-- START OF Data shown --

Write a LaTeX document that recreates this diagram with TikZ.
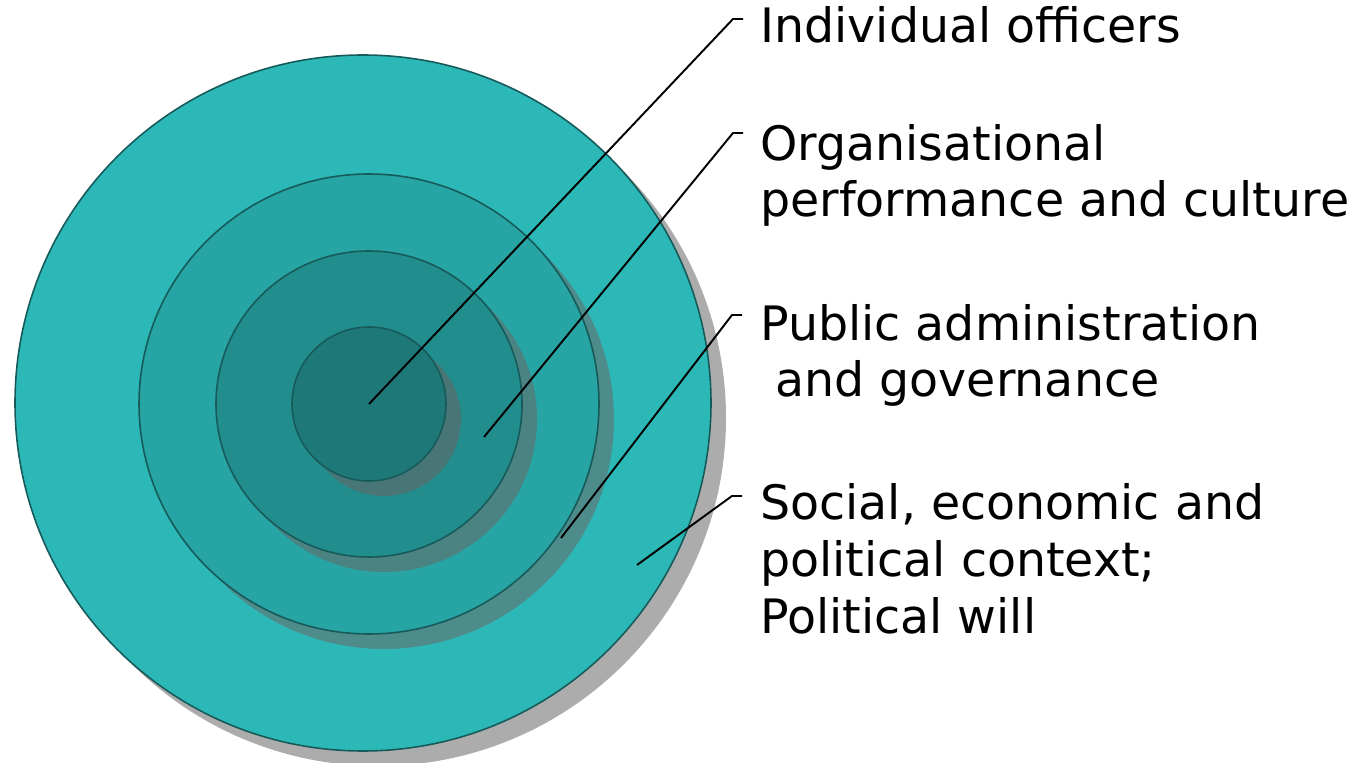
\documentclass[tikz,border=0pt]{standalone}
\usepackage{fontspec}
\setmainfont{DejaVu Sans}
\usepackage{tikz}

\definecolor{ringD}{RGB}{45,184,184}
\definecolor{ringC}{RGB}{39,164,164}
\definecolor{ringB}{RGB}{34,141,141}
\definecolor{ringA}{RGB}{30,120,120}
\definecolor{rim}{RGB}{22,90,90}
% shadows, as they look on the ring below
\definecolor{shadeW}{RGB}{172,172,172}
\definecolor{shadeD}{RGB}{78,139,139}
\definecolor{shadeC}{RGB}{75,130,130}
\definecolor{shadeB}{RGB}{72,118,118}

\begin{document}
\begin{tikzpicture}[x=0.02cm,y=-0.02cm]
\useasboundingbox (0,0) rectangle (1370,763);

% outer ring and its shadow
\fill [shadeW] (378,418) circle (348);
\filldraw [fill=ringD, draw=rim, line width=0.9pt] (363,403) circle (348);

% inner rings, each with a shadow
\foreach \r/\c/\s in {230/ringC/shadeD, 153/ringB/shadeC, 77/ringA/shadeB}
{
	\fill [\s, shift={(15,15)}] (369,404) circle (\r);
	\filldraw [fill=\c, draw=rim, line width=0.9pt] (369,404) circle (\r);
}

% labels (base = baseline of the last line)
\node (officers) [anchor=base west, inner sep=0pt, align=left, font=\fontsize{27}{32.4}\selectfont] at (760,43) {Individual officers};
\node (culture) [anchor=base west, inner sep=0pt, align=left, font=\fontsize{27}{32.4}\selectfont] at (760,217) {Organisational\\performance and culture};
\node (governance) [anchor=base west, inner sep=0pt, align=left, font=\fontsize{27}{32.4}\selectfont] at (760,397) {Public administration\\\ and governance};
\node (context) [anchor=base west, inner sep=0pt, align=left, font=\fontsize{27}{32.4}\selectfont] at (760,633) {Social, economic and\\political context;\\Political will};

% leader lines
\coordinate (pinA) at (369,404);
\coordinate (pinB) at (484,437);
\coordinate (pinC) at (561,538);
\coordinate (pinD) at (637,565);

\coordinate (bendA) at (733,19);
\coordinate (bendB) at (733,133);
\coordinate (bendC) at (732,315);
\coordinate (bendD) at (732,496);

\draw [line width=1.1pt] (pinA) -- (bendA) -- ++(10,0);
\draw [line width=1.1pt] (pinB) -- (bendB) -- ++(10,0);
\draw [line width=1.1pt] (pinC) -- (bendC) -- ++(10,0);
\draw [line width=1.1pt] (pinD) -- (bendD) -- ++(10,0);
\end{tikzpicture}
\end{document}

-- END OF Data shown --

Leave out the pictures and restate, word for word, the lines from the top of the data through the line containing "(0,0) rectangle (1370,763);", both included.

* _The answer_:
Write a LaTeX document that recreates this diagram with TikZ.
\documentclass[tikz,border=0pt]{standalone}
\usepackage{fontspec}
\setmainfont{DejaVu Sans}
\usepackage{tikz}

\definecolor{ringD}{RGB}{45,184,184}
\definecolor{ringC}{RGB}{39,164,164}
\definecolor{ringB}{RGB}{34,141,141}
\definecolor{ringA}{RGB}{30,120,120}
\definecolor{rim}{RGB}{22,90,90}
% shadows, as they look on the ring below
\definecolor{shadeW}{RGB}{172,172,172}
\definecolor{shadeD}{RGB}{78,139,139}
\definecolor{shadeC}{RGB}{75,130,130}
\definecolor{shadeB}{RGB}{72,118,118}

\begin{document}
\begin{tikzpicture}[x=0.02cm,y=-0.02cm]
\useasboundingbox (0,0) rectangle (1370,763);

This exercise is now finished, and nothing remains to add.